>> start DATASET SECTION

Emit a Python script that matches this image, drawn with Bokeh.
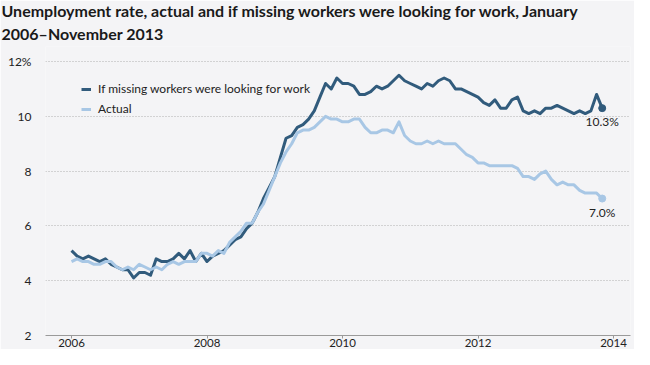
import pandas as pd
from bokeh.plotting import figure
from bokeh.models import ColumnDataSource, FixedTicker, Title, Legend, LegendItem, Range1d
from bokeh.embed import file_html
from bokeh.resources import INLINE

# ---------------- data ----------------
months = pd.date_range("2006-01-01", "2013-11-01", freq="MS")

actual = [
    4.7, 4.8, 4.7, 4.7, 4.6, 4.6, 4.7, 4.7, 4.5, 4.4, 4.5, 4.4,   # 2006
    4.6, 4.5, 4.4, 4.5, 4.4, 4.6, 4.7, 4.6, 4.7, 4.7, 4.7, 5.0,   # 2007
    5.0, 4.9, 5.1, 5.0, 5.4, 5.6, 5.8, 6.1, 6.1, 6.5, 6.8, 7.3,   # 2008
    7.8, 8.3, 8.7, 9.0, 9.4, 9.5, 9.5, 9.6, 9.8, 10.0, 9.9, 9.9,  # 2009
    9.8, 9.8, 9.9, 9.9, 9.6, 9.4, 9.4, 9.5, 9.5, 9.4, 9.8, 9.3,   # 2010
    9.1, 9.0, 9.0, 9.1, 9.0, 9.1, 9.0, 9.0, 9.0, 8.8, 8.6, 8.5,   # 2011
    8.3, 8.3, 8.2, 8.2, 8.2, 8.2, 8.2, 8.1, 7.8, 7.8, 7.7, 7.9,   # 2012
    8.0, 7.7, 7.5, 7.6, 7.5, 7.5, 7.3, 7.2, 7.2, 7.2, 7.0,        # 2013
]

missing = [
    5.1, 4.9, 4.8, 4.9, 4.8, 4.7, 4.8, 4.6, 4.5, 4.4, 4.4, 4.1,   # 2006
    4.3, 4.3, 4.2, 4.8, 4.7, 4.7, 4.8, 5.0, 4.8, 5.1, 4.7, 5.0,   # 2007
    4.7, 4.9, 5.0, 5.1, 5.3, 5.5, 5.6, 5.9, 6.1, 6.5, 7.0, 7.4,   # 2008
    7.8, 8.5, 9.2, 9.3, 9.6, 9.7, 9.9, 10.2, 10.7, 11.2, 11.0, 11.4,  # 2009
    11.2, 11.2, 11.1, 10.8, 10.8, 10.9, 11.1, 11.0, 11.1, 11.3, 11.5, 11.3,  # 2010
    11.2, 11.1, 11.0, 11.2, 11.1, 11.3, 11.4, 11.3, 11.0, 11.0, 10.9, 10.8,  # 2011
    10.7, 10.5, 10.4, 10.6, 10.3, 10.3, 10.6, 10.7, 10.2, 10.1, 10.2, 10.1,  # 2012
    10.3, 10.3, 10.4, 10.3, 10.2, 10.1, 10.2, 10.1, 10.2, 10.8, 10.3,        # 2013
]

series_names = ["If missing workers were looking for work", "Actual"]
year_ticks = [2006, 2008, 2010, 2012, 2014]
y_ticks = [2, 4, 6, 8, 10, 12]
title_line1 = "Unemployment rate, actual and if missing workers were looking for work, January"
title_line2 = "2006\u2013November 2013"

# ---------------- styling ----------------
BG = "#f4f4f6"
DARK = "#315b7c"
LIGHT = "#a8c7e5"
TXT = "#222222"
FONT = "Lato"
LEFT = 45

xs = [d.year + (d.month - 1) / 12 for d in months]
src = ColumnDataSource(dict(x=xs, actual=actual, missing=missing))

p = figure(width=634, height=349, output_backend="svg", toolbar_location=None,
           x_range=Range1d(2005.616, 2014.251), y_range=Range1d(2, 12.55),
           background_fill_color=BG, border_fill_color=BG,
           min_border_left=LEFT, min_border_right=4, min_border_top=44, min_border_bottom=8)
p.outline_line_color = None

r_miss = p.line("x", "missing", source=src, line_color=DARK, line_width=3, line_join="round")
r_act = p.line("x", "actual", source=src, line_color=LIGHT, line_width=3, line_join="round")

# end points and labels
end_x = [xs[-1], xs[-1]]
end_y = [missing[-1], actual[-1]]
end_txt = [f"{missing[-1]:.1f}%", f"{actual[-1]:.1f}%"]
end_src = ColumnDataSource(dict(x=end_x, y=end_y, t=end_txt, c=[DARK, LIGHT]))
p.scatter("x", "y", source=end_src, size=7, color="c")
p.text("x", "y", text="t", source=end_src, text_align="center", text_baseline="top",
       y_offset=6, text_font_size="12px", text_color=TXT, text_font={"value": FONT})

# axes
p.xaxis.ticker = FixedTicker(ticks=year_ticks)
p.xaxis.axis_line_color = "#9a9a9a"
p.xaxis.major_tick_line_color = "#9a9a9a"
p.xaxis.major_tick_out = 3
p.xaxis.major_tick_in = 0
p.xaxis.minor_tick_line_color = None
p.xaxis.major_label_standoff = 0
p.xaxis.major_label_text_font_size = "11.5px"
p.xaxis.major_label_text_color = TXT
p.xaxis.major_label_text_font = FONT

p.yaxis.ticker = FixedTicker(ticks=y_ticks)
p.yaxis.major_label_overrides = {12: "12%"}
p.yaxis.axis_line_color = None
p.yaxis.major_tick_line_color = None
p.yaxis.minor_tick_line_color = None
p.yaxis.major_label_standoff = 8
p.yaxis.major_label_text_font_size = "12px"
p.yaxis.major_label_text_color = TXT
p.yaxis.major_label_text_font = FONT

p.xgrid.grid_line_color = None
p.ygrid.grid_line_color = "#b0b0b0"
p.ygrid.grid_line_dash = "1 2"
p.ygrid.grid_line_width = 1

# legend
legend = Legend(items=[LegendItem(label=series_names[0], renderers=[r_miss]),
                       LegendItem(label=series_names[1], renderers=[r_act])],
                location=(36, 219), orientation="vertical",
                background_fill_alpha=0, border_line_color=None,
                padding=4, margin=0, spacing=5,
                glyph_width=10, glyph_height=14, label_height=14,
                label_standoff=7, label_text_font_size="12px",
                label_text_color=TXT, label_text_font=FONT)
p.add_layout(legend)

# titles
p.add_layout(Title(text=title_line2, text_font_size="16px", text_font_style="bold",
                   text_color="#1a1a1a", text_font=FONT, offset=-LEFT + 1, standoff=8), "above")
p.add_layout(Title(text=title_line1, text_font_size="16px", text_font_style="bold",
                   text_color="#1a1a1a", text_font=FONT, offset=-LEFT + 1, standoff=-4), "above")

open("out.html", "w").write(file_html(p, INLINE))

>> end DATASET SECTION

**TASK DESCRIPTION:**
Print out the lines exactly, skipping any picture.

**COMPLETED EXERCISE:**
Emit a Python script that matches this image, drawn with Bokeh.
import pandas as pd
from bokeh.plotting import figure
from bokeh.models import ColumnDataSource, FixedTicker, Title, Legend, LegendItem, Range1d
from bokeh.embed import file_html
from bokeh.resources import INLINE

# ---------------- data ----------------
months = pd.date_range("2006-01-01", "2013-11-01", freq="MS")

actual = [
    4.7, 4.8, 4.7, 4.7, 4.6, 4.6, 4.7, 4.7, 4.5, 4.4, 4.5, 4.4,   # 2006
    4.6, 4.5, 4.4, 4.5, 4.4, 4.6, 4.7, 4.6, 4.7, 4.7, 4.7, 5.0,   # 2007
    5.0, 4.9, 5.1, 5.0, 5.4, 5.6, 5.8, 6.1, 6.1, 6.5, 6.8, 7.3,   # 2008
    7.8, 8.3, 8.7, 9.0, 9.4, 9.5, 9.5, 9.6, 9.8, 10.0, 9.9, 9.9,  # 2009
    9.8, 9.8, 9.9, 9.9, 9.6, 9.4, 9.4, 9.5, 9.5, 9.4, 9.8, 9.3,   # 2010
    9.1, 9.0, 9.0, 9.1, 9.0, 9.1, 9.0, 9.0, 9.0, 8.8, 8.6, 8.5,   # 2011
    8.3, 8.3, 8.2, 8.2, 8.2, 8.2, 8.2, 8.1, 7.8, 7.8, 7.7, 7.9,   # 2012
    8.0, 7.7, 7.5, 7.6, 7.5, 7.5, 7.3, 7.2, 7.2, 7.2, 7.0,        # 2013
]

missing = [
    5.1, 4.9, 4.8, 4.9, 4.8, 4.7, 4.8, 4.6, 4.5, 4.4, 4.4, 4.1,   # 2006
    4.3, 4.3, 4.2, 4.8, 4.7, 4.7, 4.8, 5.0, 4.8, 5.1, 4.7, 5.0,   # 2007
    4.7, 4.9, 5.0, 5.1, 5.3, 5.5, 5.6, 5.9, 6.1, 6.5, 7.0, 7.4,   # 2008
    7.8, 8.5, 9.2, 9.3, 9.6, 9.7, 9.9, 10.2, 10.7, 11.2, 11.0, 11.4,  # 2009
    11.2, 11.2, 11.1, 10.8, 10.8, 10.9, 11.1, 11.0, 11.1, 11.3, 11.5, 11.3,  # 2010
    11.2, 11.1, 11.0, 11.2, 11.1, 11.3, 11.4, 11.3, 11.0, 11.0, 10.9, 10.8,  # 2011
    10.7, 10.5, 10.4, 10.6, 10.3, 10.3, 10.6, 10.7, 10.2, 10.1, 10.2, 10.1,  # 2012
    10.3, 10.3, 10.4, 10.3, 10.2, 10.1, 10.2, 10.1, 10.2, 10.8, 10.3,        # 2013
]

series_names = ["If missing workers were looking for work", "Actual"]
year_ticks = [2006, 2008, 2010, 2012, 2014]
y_ticks = [2, 4, 6, 8, 10, 12]
title_line1 = "Unemployment rate, actual and if missing workers were looking for work, January"
title_line2 = "2006\u2013November 2013"

# ---------------- styling ----------------
BG = "#f4f4f6"
DARK = "#315b7c"
LIGHT = "#a8c7e5"
TXT = "#222222"
FONT = "Lato"
LEFT = 45

xs = [d.year + (d.month - 1) / 12 for d in months]
src = ColumnDataSource(dict(x=xs, actual=actual, missing=missing))

p = figure(width=634, height=349, output_backend="svg", toolbar_location=None,
           x_range=Range1d(2005.616, 2014.251), y_range=Range1d(2, 12.55),
           background_fill_color=BG, border_fill_color=BG,
           min_border_left=LEFT, min_border_right=4, min_border_top=44, min_border_bottom=8)
p.outline_line_color = None

r_miss = p.line("x", "missing", source=src, line_color=DARK, line_width=3, line_join="round")
r_act = p.line("x", "actual", source=src, line_color=LIGHT, line_width=3, line_join="round")

# end points and labels
end_x = [xs[-1], xs[-1]]
end_y = [missing[-1], actual[-1]]
end_txt = [f"{missing[-1]:.1f}%", f"{actual[-1]:.1f}%"]
end_src = ColumnDataSource(dict(x=end_x, y=end_y, t=end_txt, c=[DARK, LIGHT]))
p.scatter("x", "y", source=end_src, size=7, color="c")
p.text("x", "y", text="t", source=end_src, text_align="center", text_baseline="top",
       y_offset=6, text_font_size="12px", text_color=TXT, text_font={"value": FONT})

# axes
p.xaxis.ticker = FixedTicker(ticks=year_ticks)
p.xaxis.axis_line_color = "#9a9a9a"
p.xaxis.major_tick_line_color = "#9a9a9a"
p.xaxis.major_tick_out = 3
p.xaxis.major_tick_in = 0
p.xaxis.minor_tick_line_color = None
p.xaxis.major_label_standoff = 0
p.xaxis.major_label_text_font_size = "11.5px"
p.xaxis.major_label_text_color = TXT
p.xaxis.major_label_text_font = FONT

p.yaxis.ticker = FixedTicker(ticks=y_ticks)
p.yaxis.major_label_overrides = {12: "12%"}
p.yaxis.axis_line_color = None
p.yaxis.major_tick_line_color = None
p.yaxis.minor_tick_line_color = None
p.yaxis.major_label_standoff = 8
p.yaxis.major_label_text_font_size = "12px"
p.yaxis.major_label_text_color = TXT
p.yaxis.major_label_text_font = FONT

p.xgrid.grid_line_color = None
p.ygrid.grid_line_color = "#b0b0b0"
p.ygrid.grid_line_dash = "1 2"
p.ygrid.grid_line_width = 1

# legend
legend = Legend(items=[LegendItem(label=series_names[0], renderers=[r_miss]),
                       LegendItem(label=series_names[1], renderers=[r_act])],
                location=(36, 219), orientation="vertical",
                background_fill_alpha=0, border_line_color=None,
                padding=4, margin=0, spacing=5,
                glyph_width=10, glyph_height=14, label_height=14,
                label_standoff=7, label_text_font_size="12px",
                label_text_color=TXT, label_text_font=FONT)
p.add_layout(legend)

# titles
p.add_layout(Title(text=title_line2, text_font_size="16px", text_font_style="bold",
                   text_color="#1a1a1a", text_font=FONT, offset=-LEFT + 1, standoff=8), "above")
p.add_layout(Title(text=title_line1, text_font_size="16px", text_font_style="bold",
                   text_color="#1a1a1a", text_font=FONT, offset=-LEFT + 1, standoff=-4), "above")

open("out.html", "w").write(file_html(p, INLINE))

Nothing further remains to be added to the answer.